DIRECTION:
A verbatim copy is needed of the lines from the one containing "Write the seaborn" down to the one containing "import seaborn as sns", inclusive. Print it with no pictures.

DATA TO PROCESS:
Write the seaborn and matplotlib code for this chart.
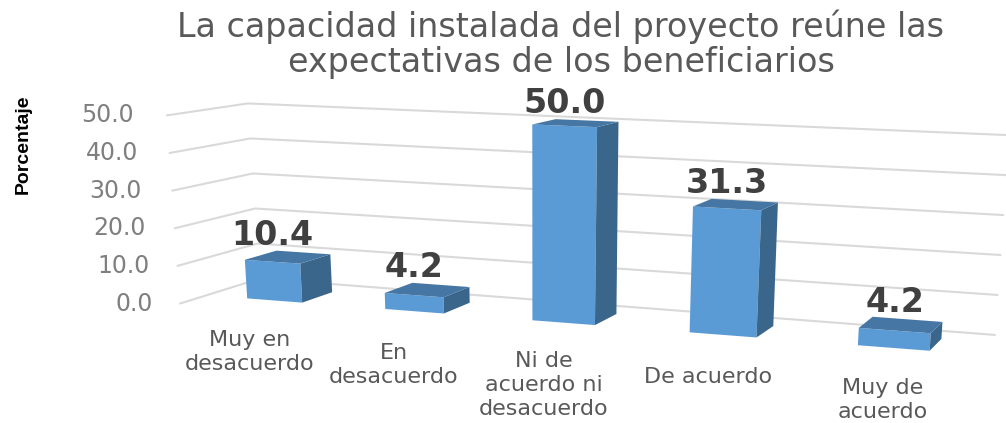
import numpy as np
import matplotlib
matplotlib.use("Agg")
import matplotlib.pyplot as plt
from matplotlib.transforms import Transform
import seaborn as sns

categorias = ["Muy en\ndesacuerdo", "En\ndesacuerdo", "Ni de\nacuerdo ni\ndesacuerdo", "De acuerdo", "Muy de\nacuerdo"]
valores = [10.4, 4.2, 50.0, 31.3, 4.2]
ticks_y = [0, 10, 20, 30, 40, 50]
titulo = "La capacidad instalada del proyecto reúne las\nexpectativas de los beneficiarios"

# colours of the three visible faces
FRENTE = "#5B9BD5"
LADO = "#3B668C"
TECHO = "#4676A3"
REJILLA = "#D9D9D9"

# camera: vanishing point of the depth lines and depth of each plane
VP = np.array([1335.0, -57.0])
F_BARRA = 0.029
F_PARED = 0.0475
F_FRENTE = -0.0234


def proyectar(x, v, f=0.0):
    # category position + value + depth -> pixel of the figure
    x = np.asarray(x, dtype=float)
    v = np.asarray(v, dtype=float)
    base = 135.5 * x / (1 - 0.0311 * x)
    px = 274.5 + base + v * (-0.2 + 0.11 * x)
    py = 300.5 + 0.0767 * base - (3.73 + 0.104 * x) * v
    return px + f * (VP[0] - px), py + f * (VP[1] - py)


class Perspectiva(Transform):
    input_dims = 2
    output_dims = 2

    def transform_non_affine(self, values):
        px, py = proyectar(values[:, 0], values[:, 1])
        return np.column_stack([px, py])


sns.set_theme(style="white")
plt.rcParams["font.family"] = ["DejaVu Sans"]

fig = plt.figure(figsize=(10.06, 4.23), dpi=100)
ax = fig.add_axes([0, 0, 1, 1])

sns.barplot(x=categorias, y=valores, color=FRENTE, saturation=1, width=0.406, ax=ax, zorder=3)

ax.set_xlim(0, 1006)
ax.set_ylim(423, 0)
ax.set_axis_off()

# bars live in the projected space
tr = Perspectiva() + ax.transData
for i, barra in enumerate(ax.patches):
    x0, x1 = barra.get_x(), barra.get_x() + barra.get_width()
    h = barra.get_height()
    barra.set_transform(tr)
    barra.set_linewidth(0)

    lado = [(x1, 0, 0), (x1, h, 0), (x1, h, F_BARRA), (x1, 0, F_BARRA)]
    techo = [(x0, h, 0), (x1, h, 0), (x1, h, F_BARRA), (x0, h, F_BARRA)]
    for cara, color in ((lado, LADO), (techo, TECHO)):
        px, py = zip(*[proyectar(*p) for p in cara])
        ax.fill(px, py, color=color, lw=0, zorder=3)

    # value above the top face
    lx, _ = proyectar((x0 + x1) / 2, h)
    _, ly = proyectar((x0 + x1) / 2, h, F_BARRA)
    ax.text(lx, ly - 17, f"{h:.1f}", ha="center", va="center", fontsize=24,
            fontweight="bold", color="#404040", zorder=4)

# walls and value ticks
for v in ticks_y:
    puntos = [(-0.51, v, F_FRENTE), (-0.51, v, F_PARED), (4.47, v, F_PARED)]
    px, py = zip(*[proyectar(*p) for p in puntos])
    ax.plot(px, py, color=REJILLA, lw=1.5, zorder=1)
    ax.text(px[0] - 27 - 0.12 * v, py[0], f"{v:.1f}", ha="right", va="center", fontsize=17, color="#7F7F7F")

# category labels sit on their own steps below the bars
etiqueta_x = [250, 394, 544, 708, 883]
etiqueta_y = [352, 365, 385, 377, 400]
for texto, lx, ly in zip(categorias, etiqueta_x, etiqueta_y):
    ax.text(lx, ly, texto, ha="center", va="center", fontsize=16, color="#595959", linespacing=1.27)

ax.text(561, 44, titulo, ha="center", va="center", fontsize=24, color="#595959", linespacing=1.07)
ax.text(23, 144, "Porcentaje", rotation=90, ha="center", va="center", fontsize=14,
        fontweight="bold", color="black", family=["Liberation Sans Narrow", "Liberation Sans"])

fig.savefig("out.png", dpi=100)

--

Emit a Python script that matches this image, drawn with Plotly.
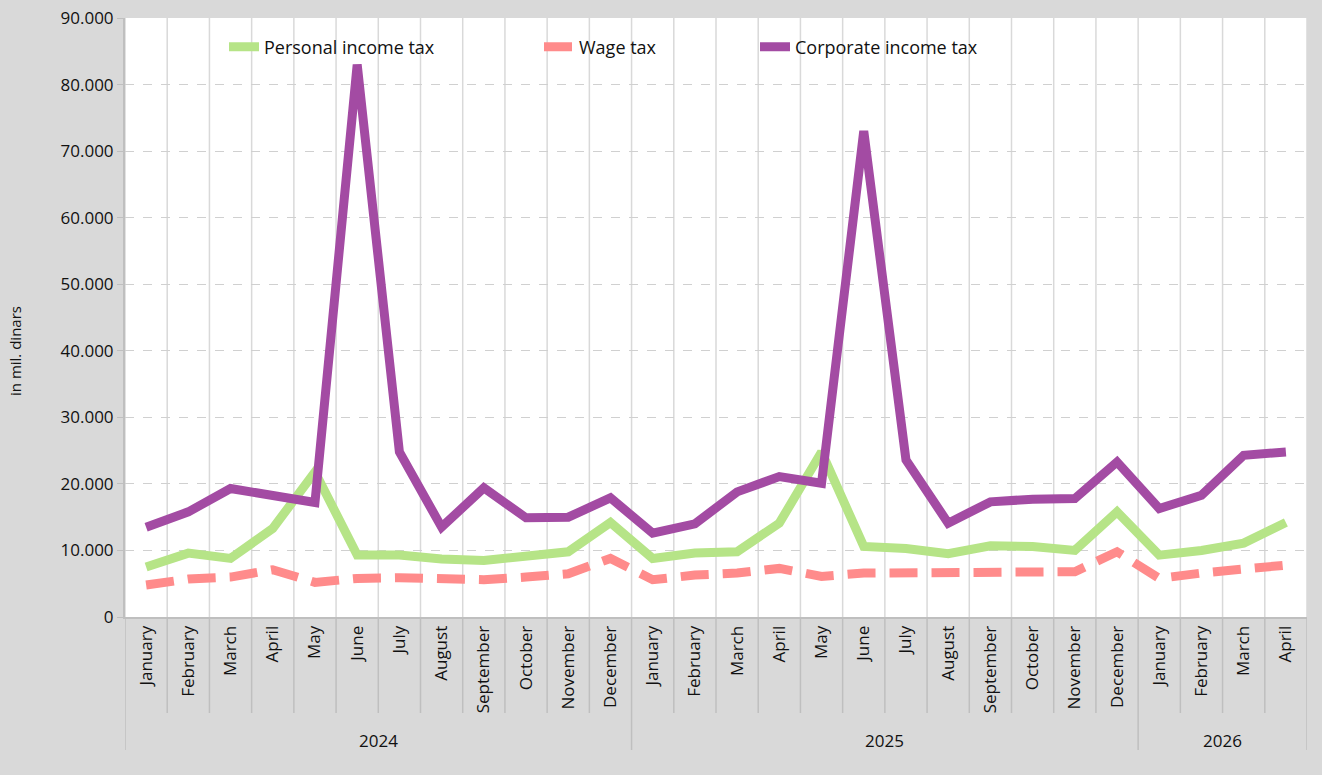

EXERCISE SOLUTION:
Write the seaborn and matplotlib code for this chart.
import numpy as np
import matplotlib
matplotlib.use("Agg")
import matplotlib.pyplot as plt
from matplotlib.transforms import Transform
import seaborn as sns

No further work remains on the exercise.